[EXERCISE OBJECTIVE] Lines that contain the string "matplotlib" are to be copied; leave out all others.

───── DATA SEGMENT

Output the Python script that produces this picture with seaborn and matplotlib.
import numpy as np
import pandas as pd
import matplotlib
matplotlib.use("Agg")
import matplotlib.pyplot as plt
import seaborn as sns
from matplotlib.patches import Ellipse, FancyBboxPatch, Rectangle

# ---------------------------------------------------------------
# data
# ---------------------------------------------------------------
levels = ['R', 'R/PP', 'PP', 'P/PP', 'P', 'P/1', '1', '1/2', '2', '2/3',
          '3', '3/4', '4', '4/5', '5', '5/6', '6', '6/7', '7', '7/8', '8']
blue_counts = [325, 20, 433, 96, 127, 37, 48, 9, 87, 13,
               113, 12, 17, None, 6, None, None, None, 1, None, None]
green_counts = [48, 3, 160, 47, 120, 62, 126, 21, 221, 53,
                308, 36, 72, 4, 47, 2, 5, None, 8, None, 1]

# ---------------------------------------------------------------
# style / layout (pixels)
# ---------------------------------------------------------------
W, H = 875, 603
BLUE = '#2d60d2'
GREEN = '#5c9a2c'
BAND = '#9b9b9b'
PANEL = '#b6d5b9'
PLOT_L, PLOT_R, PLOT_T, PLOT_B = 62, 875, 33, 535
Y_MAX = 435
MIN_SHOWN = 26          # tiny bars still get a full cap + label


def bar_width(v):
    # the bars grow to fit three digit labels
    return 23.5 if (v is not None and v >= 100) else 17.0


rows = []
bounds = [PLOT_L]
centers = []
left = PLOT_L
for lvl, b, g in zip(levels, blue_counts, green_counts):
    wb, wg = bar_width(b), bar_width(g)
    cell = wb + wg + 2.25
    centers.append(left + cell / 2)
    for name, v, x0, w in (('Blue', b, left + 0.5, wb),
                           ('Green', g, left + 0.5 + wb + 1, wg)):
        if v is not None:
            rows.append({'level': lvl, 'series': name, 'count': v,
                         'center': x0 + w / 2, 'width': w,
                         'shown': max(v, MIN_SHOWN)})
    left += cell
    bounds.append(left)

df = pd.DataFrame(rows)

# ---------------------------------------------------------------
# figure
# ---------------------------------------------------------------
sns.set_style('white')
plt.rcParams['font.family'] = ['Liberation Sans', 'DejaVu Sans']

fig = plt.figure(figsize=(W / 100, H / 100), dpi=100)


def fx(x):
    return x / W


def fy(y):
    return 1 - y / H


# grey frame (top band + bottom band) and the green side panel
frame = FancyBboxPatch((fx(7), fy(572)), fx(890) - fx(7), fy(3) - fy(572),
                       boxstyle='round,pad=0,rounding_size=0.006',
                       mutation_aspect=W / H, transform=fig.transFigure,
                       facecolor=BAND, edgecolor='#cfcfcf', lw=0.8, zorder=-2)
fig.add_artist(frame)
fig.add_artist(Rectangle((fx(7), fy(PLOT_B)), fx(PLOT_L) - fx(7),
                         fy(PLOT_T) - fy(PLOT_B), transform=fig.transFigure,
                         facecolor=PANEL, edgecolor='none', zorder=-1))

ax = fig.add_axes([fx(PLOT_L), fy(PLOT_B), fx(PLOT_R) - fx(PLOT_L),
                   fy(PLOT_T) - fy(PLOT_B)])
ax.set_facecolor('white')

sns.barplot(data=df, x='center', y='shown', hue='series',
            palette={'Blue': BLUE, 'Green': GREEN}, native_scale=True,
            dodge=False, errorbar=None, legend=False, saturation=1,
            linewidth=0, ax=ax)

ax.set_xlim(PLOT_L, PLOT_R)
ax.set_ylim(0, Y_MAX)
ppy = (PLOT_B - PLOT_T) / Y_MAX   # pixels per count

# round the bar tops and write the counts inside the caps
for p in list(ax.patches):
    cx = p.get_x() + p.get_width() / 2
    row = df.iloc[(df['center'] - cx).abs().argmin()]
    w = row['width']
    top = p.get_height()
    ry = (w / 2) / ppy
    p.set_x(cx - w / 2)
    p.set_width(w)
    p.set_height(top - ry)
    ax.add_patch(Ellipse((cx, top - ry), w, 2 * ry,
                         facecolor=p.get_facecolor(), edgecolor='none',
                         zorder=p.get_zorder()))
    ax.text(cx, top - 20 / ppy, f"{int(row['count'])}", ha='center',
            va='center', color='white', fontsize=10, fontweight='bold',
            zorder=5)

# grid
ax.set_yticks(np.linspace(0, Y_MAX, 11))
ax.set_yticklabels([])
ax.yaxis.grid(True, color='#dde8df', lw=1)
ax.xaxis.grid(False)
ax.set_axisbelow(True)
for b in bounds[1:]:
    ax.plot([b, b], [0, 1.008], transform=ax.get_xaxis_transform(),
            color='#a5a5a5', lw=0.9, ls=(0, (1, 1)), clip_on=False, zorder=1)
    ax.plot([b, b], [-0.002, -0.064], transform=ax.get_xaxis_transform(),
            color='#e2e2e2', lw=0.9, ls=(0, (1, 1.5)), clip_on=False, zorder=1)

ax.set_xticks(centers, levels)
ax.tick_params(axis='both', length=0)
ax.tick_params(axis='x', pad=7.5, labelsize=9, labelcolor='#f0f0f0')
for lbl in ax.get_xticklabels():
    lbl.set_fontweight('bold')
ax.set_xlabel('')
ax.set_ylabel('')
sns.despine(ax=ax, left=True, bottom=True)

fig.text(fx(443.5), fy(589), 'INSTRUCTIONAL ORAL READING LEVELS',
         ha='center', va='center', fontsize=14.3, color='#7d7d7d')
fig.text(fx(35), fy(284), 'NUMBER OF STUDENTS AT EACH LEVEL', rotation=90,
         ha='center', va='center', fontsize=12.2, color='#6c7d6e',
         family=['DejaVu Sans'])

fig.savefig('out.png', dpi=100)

──────────

[RIGHT ANSWER]
Output the Python script that produces this picture with seaborn and matplotlib.
import matplotlib
matplotlib.use("Agg")
import matplotlib.pyplot as plt
from matplotlib.patches import Ellipse, FancyBboxPatch, Rectangle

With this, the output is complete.